Stated task -
Locate the string "that" in the listing below. Copy every line where it is found.

⟨

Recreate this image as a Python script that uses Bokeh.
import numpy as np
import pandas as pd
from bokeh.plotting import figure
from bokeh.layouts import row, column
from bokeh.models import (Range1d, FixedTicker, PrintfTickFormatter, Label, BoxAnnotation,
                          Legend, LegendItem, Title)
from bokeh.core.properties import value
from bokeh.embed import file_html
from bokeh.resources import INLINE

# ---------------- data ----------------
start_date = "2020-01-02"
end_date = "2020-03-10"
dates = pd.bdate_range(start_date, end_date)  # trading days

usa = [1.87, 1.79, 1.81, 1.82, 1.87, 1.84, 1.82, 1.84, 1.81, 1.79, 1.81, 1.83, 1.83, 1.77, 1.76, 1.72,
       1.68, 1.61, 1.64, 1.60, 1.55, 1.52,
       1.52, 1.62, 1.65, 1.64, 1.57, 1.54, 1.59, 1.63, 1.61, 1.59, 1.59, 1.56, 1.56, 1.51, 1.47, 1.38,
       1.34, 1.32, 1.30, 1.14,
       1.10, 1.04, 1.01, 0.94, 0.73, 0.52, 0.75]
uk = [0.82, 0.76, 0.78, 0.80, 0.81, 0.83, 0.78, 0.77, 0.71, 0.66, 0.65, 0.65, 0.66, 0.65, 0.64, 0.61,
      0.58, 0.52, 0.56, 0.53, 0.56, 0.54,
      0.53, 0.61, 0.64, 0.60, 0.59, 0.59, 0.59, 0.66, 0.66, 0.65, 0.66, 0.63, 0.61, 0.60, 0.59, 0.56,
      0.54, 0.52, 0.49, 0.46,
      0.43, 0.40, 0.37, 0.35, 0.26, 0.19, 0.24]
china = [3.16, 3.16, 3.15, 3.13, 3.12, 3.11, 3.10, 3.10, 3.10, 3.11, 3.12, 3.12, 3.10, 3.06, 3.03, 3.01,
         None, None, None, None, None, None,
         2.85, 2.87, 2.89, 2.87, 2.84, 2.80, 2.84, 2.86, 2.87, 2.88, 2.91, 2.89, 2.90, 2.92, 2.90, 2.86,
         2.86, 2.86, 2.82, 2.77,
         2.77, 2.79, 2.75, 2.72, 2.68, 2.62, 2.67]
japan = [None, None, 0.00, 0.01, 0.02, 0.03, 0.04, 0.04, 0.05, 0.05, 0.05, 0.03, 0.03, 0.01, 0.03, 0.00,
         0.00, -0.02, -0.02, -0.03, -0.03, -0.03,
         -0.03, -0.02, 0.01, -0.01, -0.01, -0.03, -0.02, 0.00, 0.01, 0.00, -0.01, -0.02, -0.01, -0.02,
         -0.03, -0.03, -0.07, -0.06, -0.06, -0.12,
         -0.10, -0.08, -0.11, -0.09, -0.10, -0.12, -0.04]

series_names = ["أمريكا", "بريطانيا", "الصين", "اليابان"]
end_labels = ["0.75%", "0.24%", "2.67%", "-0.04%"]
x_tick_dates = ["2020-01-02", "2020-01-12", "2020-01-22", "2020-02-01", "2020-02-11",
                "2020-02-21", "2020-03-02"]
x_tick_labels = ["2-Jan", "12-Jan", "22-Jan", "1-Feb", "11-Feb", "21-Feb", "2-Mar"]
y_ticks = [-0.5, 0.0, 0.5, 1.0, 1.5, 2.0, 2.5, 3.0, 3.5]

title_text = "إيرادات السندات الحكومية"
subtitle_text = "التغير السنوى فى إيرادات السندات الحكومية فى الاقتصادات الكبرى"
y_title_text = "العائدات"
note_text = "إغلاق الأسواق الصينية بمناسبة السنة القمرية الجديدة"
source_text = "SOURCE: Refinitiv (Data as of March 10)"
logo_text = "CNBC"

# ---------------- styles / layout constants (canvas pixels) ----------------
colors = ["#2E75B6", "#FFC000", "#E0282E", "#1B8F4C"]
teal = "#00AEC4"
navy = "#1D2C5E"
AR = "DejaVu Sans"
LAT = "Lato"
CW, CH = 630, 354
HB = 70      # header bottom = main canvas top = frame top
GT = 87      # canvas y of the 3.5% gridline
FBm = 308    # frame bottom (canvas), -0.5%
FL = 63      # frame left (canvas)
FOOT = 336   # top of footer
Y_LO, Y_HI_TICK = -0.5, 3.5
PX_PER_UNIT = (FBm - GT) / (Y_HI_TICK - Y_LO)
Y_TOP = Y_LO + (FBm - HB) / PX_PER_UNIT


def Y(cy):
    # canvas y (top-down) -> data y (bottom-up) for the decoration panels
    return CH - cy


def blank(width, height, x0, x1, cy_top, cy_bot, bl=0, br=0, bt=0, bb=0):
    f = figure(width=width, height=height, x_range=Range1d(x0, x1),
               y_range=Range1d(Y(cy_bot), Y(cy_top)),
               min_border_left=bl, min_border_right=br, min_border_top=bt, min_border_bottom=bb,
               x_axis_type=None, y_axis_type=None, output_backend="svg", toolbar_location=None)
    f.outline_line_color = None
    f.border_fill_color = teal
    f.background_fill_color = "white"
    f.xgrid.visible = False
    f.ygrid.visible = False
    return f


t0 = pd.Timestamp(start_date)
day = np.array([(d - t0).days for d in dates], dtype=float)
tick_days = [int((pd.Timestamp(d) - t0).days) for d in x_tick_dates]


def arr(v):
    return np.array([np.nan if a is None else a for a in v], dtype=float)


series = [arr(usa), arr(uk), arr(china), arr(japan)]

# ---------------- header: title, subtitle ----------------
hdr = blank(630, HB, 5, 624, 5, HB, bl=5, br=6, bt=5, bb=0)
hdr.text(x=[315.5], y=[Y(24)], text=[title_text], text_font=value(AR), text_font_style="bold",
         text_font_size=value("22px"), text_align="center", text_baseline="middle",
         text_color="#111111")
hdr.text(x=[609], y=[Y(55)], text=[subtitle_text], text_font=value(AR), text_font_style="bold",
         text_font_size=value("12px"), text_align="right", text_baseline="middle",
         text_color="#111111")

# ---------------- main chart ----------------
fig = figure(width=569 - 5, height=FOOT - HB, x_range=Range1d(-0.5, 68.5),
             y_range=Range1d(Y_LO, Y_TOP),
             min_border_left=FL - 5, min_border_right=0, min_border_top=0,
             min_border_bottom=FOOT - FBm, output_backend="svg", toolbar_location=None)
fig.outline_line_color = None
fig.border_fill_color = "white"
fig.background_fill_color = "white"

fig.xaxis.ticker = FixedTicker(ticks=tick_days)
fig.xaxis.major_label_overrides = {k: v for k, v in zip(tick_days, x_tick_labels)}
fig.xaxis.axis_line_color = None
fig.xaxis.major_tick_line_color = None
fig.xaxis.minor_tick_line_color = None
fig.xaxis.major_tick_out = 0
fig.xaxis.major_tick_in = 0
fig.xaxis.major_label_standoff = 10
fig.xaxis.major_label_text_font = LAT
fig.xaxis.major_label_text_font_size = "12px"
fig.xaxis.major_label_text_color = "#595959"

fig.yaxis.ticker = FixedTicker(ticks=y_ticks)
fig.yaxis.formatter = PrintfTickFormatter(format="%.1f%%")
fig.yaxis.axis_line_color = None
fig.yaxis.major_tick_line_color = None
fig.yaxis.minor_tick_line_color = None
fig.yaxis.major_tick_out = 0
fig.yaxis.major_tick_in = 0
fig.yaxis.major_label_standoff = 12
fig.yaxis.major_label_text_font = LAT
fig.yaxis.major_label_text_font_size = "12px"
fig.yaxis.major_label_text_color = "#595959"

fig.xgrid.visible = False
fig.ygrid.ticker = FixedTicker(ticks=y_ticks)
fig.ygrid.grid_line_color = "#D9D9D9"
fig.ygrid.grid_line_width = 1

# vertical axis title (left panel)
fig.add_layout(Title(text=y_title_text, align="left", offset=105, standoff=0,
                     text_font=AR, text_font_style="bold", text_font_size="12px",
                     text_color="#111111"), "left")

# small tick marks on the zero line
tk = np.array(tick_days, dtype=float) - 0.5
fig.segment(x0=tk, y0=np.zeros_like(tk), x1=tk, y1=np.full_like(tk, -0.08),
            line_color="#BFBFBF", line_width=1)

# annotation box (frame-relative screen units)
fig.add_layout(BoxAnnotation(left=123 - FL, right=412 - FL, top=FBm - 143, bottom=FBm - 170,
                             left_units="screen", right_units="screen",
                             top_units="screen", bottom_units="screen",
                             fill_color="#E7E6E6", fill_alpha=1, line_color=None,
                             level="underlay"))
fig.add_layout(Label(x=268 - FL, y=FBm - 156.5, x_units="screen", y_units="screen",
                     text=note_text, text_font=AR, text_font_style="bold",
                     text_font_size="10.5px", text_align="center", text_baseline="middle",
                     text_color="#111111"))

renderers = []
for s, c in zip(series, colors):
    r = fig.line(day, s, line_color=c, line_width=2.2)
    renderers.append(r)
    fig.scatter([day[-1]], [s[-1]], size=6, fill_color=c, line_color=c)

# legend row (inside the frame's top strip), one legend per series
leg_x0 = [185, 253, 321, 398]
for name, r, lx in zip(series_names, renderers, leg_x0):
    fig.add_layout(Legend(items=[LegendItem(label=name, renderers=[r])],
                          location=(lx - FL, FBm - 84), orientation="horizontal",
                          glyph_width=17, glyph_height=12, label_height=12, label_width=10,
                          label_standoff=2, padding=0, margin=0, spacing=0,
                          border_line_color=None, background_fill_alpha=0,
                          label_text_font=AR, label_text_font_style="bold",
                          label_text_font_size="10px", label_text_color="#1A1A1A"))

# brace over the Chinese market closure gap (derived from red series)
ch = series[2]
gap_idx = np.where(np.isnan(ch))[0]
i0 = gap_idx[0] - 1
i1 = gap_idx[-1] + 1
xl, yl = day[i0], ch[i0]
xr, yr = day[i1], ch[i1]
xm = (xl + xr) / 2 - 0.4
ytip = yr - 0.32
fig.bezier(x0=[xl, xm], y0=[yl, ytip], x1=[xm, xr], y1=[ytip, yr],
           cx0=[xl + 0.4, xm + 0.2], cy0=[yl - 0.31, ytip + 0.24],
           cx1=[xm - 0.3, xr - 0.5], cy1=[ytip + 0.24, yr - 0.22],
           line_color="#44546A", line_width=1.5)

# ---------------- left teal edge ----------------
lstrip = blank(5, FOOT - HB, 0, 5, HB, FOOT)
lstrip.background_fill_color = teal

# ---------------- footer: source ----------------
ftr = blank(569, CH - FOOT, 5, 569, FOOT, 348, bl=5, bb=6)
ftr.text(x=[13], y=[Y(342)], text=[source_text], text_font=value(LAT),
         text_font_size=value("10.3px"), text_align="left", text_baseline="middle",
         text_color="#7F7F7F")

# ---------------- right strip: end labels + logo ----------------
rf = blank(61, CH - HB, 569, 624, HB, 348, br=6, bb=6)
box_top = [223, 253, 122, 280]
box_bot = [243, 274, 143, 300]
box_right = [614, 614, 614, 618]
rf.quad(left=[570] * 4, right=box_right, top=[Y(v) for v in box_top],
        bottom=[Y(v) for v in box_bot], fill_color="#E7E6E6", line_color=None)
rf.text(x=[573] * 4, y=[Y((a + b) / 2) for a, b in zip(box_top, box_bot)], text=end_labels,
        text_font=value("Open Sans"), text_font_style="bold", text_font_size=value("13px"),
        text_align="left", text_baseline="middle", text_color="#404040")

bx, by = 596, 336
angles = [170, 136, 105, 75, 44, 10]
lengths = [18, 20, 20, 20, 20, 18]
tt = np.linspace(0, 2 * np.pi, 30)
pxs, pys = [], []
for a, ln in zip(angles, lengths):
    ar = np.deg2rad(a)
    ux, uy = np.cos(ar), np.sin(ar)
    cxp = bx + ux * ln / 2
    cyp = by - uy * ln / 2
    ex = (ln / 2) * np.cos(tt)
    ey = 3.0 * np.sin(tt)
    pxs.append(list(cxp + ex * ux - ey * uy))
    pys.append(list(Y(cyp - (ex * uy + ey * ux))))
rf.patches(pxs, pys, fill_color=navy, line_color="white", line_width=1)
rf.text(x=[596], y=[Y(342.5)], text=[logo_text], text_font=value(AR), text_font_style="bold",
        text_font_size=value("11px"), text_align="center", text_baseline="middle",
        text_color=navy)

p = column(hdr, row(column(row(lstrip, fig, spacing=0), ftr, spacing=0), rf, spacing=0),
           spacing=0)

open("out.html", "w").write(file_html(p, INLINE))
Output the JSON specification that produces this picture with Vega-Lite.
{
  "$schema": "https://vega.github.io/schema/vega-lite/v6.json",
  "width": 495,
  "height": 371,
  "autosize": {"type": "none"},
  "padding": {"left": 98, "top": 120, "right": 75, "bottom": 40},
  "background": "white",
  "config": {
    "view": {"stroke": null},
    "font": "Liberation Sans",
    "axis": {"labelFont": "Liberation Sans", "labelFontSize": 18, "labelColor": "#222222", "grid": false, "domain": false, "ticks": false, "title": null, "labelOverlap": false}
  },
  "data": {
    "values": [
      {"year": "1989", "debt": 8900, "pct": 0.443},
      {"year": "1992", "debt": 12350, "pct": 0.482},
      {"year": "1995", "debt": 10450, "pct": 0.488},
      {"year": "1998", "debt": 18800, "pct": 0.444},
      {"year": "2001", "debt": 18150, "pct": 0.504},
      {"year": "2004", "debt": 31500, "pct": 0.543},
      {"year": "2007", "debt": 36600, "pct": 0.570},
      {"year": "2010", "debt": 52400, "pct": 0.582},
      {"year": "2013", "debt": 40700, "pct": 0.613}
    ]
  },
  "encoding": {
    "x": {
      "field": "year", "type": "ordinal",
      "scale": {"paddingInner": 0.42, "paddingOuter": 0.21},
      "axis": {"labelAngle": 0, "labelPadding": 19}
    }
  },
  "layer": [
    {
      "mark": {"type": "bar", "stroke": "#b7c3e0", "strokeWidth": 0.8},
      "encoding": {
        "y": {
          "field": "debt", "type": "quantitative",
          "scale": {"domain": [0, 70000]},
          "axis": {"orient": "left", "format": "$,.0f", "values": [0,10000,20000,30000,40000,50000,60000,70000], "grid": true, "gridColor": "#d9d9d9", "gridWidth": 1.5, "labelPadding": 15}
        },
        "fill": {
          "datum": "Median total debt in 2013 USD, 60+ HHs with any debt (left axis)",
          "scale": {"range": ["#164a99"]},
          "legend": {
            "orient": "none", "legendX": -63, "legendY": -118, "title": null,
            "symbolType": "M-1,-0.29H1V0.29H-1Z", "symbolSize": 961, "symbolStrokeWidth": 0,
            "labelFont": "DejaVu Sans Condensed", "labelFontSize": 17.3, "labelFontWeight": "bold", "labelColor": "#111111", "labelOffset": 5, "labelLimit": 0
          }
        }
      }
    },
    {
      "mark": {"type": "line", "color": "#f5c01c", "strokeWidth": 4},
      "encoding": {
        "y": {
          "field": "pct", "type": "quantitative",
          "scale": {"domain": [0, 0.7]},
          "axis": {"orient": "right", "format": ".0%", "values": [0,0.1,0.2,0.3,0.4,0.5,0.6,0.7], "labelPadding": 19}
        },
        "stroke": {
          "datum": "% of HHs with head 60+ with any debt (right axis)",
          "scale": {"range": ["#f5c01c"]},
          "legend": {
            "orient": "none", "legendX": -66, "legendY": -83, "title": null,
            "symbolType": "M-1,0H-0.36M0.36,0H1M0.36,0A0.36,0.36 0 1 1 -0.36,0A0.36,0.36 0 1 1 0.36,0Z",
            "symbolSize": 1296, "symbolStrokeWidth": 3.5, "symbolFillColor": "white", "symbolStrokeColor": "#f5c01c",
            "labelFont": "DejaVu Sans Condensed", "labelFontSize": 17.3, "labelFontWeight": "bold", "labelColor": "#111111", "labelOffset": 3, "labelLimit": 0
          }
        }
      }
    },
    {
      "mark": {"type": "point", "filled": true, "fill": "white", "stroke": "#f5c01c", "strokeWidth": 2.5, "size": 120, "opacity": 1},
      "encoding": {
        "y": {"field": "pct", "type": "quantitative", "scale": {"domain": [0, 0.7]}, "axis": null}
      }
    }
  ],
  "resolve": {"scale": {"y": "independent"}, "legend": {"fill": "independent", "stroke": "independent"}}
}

⟩

Solution to the exercise -
Recreate this image as a Python script that uses Bokeh.
Output the JSON specification that produces this picture with Vega-Lite.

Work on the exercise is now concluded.